* Problem to solve
Below are the records; collect from them each line containing the string "that".

((

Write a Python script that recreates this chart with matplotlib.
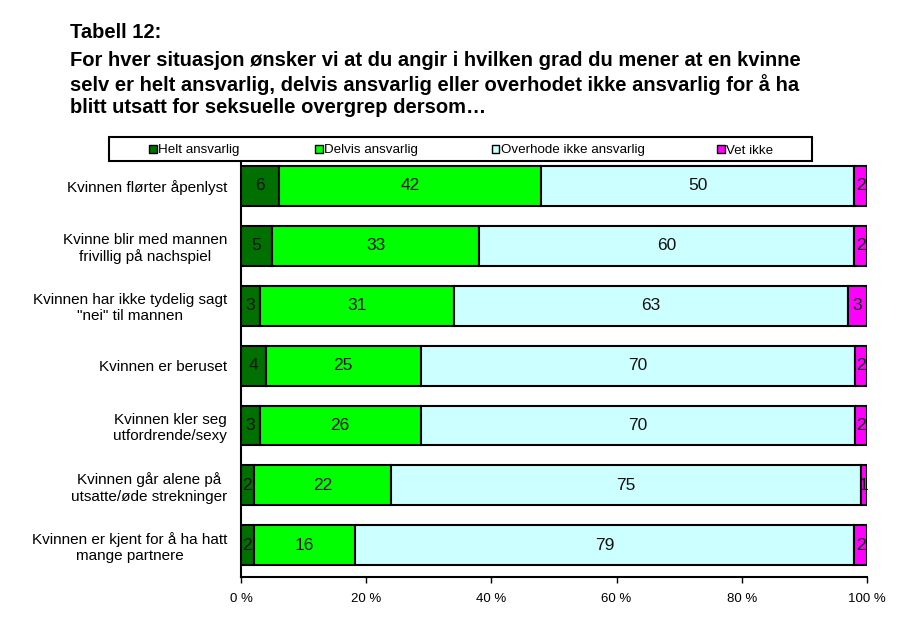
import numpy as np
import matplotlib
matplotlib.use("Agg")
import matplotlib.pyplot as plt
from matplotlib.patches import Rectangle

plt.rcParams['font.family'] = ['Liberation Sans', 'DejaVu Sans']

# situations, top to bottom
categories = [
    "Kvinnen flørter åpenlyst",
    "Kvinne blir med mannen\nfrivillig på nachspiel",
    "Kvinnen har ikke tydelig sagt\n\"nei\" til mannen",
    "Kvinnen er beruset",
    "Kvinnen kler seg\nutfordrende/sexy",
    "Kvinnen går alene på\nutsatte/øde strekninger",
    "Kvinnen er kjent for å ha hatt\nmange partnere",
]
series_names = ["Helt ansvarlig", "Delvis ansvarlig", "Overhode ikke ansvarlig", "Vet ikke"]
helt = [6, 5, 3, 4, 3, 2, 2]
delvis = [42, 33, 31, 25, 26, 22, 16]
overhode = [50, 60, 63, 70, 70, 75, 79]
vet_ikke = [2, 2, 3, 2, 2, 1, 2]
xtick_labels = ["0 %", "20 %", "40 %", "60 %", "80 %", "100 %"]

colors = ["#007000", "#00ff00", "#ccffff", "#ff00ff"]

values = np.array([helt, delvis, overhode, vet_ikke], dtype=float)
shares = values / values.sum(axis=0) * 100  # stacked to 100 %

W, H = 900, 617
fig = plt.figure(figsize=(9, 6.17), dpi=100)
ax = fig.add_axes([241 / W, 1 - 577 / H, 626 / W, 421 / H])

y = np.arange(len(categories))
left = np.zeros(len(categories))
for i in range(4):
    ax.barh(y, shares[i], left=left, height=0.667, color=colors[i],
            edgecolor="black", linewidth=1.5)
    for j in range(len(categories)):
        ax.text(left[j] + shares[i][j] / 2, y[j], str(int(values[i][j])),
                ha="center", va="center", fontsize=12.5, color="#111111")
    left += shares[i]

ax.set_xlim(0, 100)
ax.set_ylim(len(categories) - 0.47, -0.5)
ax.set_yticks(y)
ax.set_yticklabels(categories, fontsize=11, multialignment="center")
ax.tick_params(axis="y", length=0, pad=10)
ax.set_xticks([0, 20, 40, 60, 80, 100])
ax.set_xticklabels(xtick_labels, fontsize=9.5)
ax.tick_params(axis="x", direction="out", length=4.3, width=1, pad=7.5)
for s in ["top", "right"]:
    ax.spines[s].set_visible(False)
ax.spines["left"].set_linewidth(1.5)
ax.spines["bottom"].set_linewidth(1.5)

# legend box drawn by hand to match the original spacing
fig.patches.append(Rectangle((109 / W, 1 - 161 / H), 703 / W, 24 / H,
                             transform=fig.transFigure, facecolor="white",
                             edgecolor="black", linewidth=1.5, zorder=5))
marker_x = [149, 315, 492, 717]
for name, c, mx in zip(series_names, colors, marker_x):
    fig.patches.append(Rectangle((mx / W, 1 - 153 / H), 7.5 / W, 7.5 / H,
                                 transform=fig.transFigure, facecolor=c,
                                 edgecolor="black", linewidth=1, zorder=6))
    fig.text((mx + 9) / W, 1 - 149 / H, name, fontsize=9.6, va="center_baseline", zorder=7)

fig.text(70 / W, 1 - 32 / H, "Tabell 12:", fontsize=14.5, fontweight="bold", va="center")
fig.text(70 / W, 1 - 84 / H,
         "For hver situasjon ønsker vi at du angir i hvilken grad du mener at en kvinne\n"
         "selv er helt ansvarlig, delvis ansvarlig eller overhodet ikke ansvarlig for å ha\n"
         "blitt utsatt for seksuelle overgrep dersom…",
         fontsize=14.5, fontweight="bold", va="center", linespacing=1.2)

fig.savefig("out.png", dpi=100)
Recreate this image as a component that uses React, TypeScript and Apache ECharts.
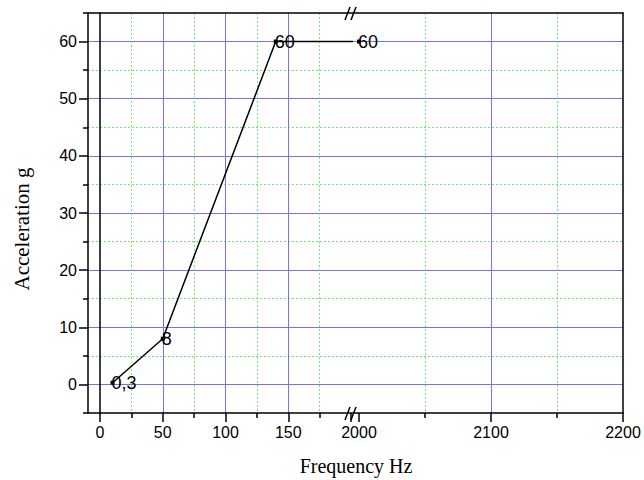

))

* Exercise result
Write a Python script that recreates this chart with matplotlib.
Recreate this image as a component that uses React, TypeScript and Apache ECharts.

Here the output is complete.